Look at each line of the records and count those with "this" in them. Please answer with the count alone.

-- start of DATASET CONTENT --

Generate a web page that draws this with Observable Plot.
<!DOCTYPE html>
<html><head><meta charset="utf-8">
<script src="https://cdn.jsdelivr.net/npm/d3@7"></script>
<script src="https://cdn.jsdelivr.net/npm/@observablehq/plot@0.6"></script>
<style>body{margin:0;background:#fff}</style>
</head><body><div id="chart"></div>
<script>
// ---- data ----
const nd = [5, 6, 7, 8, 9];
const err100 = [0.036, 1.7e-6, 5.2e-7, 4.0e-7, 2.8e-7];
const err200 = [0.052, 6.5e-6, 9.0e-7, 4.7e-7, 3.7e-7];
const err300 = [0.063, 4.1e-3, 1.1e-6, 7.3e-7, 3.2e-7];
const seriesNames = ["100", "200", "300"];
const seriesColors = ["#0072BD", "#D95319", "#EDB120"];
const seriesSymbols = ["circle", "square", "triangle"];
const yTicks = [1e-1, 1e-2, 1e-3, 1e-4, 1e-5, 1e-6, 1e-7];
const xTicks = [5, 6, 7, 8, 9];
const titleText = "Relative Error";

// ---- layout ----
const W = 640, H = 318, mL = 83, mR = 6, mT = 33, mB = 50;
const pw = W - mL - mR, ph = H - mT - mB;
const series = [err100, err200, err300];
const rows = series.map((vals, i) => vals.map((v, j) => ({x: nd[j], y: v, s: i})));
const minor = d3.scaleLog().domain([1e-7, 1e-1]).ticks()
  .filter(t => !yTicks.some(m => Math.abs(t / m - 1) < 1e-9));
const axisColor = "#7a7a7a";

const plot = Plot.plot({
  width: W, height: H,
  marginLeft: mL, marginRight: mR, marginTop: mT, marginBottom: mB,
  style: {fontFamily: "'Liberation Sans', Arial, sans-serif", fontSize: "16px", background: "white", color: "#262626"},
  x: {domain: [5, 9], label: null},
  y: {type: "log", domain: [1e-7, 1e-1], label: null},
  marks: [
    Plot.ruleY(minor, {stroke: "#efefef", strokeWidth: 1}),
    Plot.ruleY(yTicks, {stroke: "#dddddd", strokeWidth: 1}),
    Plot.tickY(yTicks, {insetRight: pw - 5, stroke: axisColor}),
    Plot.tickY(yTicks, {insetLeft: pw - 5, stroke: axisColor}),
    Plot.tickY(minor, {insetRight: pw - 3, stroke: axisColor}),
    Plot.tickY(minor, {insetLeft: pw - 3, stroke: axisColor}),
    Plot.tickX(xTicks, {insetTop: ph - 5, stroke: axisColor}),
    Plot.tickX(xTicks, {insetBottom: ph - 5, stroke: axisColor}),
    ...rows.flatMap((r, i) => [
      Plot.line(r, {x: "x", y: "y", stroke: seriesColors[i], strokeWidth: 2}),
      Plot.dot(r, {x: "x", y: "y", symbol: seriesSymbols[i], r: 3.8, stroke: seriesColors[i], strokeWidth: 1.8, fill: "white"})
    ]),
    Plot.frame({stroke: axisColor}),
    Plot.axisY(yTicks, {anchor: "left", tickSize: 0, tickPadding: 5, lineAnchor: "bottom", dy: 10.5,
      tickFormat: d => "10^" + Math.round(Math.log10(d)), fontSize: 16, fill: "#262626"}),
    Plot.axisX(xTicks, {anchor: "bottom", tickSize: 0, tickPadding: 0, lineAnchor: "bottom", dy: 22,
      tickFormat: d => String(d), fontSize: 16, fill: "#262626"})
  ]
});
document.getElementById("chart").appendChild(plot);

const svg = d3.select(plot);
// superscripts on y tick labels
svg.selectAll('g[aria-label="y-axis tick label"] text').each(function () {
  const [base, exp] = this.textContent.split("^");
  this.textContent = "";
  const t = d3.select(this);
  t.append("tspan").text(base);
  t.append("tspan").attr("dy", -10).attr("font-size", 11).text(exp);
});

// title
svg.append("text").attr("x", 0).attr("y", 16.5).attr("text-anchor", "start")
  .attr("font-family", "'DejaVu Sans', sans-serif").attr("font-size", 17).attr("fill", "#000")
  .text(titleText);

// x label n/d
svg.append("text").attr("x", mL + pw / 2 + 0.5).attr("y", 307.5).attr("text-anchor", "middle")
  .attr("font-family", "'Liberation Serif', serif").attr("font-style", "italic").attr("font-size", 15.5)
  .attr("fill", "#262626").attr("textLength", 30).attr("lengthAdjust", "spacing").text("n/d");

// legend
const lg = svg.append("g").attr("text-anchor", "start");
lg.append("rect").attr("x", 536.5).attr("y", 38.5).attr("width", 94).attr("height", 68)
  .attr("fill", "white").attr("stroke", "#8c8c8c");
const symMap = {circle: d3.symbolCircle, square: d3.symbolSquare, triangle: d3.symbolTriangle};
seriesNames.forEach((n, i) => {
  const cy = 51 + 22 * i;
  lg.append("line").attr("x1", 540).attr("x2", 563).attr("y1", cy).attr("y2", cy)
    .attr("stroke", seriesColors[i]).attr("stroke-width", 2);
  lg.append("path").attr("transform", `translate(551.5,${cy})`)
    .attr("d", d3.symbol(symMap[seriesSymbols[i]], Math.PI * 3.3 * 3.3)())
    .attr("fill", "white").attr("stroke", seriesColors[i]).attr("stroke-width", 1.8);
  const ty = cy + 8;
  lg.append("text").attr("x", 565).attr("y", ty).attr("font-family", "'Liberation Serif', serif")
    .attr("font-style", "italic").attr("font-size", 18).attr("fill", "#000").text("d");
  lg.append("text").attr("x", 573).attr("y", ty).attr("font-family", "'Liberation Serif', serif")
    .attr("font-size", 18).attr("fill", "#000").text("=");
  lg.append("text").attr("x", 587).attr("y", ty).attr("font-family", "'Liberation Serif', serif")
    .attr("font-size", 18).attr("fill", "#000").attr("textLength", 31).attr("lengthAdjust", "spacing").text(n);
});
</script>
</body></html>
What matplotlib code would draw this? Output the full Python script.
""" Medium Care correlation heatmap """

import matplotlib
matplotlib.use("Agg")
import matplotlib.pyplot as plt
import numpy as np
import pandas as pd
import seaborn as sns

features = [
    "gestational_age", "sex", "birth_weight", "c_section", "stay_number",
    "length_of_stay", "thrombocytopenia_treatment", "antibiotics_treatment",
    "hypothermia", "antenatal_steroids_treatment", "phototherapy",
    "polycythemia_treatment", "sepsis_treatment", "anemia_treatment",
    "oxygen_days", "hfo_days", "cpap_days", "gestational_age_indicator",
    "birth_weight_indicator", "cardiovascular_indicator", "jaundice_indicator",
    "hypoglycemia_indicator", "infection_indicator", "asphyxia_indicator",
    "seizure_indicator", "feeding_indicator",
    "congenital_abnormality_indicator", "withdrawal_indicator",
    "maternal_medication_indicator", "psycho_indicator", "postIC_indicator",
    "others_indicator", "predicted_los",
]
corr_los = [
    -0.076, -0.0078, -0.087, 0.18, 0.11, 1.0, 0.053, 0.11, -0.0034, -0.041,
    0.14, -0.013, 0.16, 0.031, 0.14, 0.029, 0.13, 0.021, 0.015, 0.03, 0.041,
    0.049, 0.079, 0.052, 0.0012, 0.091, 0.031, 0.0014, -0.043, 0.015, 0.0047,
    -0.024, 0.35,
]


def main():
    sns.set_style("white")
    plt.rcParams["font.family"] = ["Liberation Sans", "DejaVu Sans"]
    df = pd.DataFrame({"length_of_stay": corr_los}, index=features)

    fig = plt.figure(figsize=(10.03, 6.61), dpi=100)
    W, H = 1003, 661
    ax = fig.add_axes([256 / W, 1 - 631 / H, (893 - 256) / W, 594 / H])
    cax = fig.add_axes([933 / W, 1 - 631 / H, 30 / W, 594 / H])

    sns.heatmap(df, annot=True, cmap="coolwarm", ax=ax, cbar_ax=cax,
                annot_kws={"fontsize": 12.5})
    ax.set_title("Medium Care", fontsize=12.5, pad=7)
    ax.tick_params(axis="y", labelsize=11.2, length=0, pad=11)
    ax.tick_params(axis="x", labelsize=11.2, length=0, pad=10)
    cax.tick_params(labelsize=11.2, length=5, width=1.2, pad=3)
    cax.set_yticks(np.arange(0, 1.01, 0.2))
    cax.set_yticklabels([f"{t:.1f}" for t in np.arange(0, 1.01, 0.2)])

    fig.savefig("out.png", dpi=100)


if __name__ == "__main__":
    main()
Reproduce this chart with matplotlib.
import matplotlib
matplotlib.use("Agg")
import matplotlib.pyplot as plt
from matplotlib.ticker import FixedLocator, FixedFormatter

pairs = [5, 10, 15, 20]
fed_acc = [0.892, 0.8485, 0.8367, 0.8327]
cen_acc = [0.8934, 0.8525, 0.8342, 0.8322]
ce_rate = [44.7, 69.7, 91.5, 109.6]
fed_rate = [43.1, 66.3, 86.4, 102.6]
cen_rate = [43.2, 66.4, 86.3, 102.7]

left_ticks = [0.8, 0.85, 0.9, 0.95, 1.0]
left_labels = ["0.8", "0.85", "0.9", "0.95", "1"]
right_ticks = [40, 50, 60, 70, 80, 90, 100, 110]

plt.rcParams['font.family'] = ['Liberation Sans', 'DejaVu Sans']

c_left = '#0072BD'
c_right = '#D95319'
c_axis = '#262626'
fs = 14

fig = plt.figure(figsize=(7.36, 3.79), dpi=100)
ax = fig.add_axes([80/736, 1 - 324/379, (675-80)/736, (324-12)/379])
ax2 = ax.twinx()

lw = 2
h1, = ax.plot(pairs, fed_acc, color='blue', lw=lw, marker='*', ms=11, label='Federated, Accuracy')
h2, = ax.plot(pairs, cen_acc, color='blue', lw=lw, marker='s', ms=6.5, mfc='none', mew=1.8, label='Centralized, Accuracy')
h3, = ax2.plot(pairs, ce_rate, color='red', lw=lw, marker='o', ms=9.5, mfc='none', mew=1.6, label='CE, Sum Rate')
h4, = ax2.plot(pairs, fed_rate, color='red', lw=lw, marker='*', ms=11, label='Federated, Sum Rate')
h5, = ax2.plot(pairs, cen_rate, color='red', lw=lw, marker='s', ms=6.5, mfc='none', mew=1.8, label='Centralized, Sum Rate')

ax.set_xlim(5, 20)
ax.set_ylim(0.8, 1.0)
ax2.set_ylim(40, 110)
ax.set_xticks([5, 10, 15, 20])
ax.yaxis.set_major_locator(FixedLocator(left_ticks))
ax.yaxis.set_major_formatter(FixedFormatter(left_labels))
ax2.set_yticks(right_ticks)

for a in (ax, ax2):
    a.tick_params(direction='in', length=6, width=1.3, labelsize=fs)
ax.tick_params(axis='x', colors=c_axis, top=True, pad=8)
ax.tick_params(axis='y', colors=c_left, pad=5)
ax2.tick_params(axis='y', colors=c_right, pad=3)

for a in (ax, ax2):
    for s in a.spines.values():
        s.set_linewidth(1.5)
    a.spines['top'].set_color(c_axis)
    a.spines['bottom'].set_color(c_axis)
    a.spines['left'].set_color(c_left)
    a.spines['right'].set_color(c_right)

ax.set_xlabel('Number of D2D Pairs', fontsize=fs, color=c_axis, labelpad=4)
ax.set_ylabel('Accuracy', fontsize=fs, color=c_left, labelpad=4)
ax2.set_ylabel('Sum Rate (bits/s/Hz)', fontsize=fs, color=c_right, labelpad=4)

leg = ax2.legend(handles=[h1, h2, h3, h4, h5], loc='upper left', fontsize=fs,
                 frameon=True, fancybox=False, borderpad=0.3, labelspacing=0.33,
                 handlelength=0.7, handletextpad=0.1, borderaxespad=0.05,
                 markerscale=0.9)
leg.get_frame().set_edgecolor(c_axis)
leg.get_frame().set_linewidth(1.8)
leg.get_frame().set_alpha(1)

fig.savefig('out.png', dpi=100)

-- end of DATASET CONTENT --

ANSWER TO THE PROBLEM: 6